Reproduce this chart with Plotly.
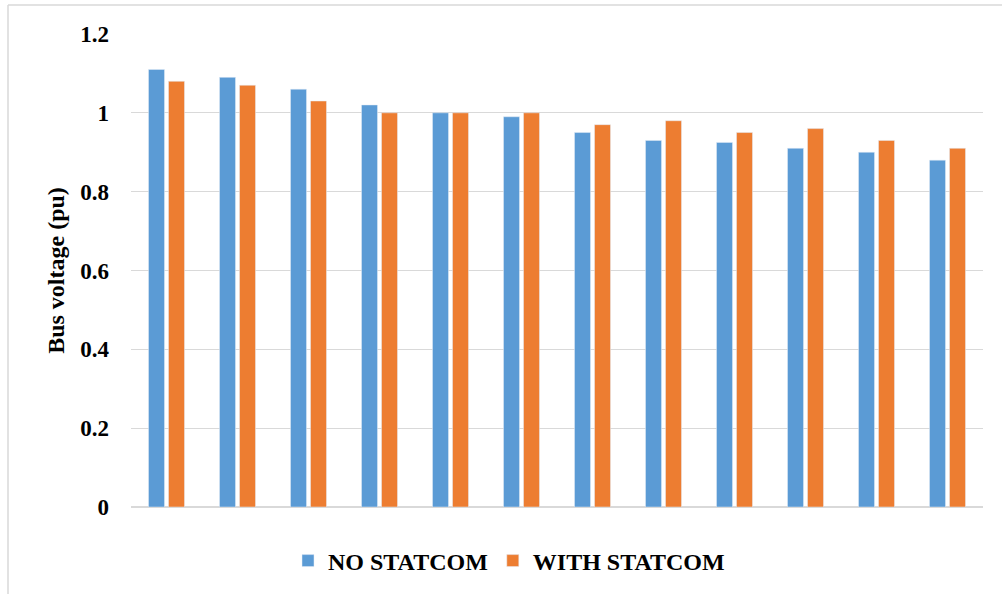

---

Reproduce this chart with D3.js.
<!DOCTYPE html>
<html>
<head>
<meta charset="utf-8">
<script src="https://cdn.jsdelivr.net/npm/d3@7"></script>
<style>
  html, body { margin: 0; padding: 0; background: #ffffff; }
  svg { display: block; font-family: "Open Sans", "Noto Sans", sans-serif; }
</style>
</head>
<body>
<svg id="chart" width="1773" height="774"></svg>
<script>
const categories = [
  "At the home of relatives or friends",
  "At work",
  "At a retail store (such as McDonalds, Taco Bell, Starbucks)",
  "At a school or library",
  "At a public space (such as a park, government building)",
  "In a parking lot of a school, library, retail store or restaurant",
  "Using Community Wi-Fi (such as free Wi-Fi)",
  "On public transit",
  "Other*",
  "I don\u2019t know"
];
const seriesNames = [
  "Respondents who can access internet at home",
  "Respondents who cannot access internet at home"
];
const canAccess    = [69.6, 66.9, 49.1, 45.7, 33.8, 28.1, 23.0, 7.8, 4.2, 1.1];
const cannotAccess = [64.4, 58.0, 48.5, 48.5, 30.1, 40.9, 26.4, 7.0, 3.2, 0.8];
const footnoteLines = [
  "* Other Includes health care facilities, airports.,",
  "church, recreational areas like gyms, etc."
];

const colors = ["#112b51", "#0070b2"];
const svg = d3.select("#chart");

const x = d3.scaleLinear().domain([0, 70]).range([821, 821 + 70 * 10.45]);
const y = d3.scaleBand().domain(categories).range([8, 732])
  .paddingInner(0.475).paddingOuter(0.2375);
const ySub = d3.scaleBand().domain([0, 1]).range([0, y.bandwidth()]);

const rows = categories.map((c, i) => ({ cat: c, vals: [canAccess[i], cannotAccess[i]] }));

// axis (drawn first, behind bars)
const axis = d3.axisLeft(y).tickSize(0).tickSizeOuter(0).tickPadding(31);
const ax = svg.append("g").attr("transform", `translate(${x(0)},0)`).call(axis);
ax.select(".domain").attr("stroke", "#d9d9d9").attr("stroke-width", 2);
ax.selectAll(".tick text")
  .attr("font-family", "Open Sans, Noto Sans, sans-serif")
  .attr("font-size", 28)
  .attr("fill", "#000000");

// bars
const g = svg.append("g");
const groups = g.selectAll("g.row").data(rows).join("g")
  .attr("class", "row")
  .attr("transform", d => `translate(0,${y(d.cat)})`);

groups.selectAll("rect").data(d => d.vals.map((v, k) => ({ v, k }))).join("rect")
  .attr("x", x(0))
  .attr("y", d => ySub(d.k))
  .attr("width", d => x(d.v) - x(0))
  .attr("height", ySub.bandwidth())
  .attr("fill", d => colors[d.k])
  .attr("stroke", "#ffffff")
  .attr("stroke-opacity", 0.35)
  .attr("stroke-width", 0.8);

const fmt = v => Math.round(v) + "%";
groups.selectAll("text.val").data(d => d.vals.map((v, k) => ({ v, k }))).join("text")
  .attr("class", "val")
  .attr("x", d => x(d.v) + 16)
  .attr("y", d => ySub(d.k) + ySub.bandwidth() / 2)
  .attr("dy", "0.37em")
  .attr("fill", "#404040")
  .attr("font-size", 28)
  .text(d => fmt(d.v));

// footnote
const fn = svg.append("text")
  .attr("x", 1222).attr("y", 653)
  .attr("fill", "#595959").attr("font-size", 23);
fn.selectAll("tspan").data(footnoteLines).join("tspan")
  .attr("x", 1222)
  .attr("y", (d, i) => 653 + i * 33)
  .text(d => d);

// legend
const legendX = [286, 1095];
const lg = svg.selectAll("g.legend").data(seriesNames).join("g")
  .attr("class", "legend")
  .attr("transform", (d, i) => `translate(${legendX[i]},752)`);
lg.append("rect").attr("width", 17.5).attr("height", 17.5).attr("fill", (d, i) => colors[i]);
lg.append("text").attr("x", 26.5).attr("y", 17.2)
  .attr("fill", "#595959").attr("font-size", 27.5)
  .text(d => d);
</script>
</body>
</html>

---

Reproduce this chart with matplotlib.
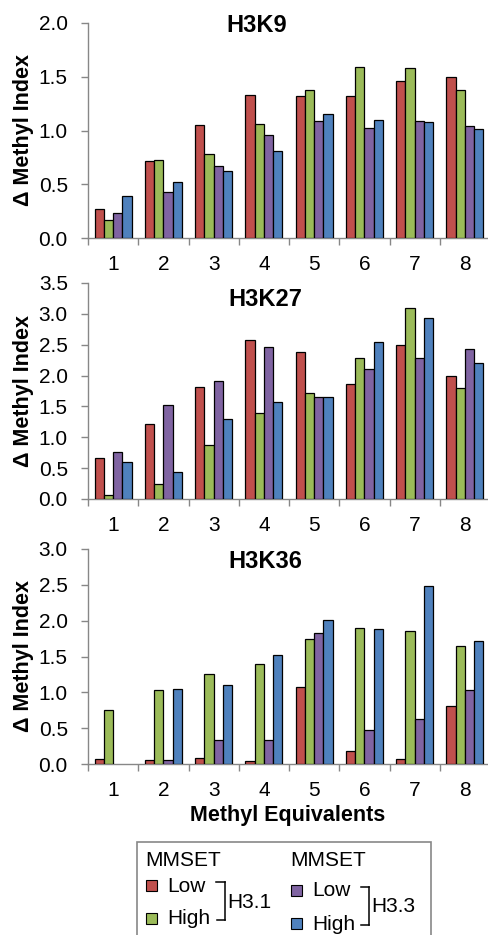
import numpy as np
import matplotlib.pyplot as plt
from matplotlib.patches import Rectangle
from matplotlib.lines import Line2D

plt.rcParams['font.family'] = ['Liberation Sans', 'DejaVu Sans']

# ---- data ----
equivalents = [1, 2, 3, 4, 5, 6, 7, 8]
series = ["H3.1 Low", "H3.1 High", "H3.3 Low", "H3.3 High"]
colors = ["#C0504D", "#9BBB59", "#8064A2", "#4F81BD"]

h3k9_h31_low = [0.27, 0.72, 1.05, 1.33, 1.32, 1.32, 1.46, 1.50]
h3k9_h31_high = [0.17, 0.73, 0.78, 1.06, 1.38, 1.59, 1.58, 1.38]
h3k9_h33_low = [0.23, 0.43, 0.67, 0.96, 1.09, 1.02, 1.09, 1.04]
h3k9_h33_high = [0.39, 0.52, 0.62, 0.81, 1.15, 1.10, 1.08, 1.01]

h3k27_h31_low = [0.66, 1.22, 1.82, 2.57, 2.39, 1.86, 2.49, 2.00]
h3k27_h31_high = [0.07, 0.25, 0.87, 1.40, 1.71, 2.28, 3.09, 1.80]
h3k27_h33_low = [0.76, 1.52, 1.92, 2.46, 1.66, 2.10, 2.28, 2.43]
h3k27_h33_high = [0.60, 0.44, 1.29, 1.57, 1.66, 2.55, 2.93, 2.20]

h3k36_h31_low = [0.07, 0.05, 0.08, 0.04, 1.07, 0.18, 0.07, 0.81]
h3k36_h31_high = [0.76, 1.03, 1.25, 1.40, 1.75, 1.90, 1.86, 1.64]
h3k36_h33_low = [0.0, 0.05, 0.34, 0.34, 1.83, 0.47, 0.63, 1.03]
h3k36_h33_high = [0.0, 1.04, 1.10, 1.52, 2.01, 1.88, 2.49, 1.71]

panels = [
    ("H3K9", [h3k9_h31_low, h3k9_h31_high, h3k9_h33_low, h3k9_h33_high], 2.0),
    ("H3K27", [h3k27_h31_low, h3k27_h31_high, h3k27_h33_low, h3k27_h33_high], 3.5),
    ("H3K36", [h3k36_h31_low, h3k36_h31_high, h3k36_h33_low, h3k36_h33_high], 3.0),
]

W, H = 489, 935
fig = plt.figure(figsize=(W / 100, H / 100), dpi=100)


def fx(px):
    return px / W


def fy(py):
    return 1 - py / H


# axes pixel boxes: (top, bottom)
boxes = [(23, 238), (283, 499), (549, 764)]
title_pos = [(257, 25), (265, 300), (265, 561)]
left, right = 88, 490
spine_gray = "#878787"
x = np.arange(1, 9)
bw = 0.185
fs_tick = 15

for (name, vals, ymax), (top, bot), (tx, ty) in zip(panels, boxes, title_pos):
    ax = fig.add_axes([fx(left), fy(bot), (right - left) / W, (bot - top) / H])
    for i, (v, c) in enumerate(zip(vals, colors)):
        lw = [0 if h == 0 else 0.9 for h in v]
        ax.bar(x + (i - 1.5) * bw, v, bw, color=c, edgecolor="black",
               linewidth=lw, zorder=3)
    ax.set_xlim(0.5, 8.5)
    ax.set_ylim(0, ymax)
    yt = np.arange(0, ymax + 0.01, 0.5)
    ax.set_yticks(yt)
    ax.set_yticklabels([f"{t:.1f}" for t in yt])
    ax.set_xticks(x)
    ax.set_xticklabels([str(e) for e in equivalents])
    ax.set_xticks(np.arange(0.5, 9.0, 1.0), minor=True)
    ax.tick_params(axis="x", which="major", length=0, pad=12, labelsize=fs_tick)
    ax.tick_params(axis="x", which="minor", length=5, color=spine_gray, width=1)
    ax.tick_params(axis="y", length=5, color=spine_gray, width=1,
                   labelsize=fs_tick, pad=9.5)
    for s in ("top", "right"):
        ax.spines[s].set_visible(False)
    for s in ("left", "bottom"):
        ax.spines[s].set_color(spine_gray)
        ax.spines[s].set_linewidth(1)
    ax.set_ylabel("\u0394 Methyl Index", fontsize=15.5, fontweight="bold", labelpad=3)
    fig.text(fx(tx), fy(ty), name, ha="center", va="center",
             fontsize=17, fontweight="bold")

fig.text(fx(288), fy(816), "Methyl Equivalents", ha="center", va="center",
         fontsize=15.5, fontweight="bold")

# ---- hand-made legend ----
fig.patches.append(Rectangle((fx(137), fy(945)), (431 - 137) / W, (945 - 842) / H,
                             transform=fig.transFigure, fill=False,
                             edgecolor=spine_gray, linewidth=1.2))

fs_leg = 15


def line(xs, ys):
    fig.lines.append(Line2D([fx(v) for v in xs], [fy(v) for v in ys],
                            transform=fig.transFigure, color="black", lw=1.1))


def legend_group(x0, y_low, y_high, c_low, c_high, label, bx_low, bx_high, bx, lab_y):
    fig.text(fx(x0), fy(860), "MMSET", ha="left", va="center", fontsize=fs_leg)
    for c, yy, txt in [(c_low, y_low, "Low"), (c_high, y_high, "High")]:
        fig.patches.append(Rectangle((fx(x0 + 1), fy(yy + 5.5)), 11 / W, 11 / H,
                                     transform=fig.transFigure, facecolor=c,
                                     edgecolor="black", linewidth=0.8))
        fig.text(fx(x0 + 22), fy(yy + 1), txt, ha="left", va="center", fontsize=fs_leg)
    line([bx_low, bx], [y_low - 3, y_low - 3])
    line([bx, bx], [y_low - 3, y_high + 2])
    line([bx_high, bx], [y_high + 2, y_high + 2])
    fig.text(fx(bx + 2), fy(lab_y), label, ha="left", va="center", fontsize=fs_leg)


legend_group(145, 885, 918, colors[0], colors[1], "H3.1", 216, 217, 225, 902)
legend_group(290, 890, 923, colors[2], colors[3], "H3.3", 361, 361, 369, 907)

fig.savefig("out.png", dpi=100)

---

Locate each line with the word "this" and copy it.

Reproduce this chart with Plotly.
Reproduce this chart with D3.js.
Reproduce this chart with matplotlib.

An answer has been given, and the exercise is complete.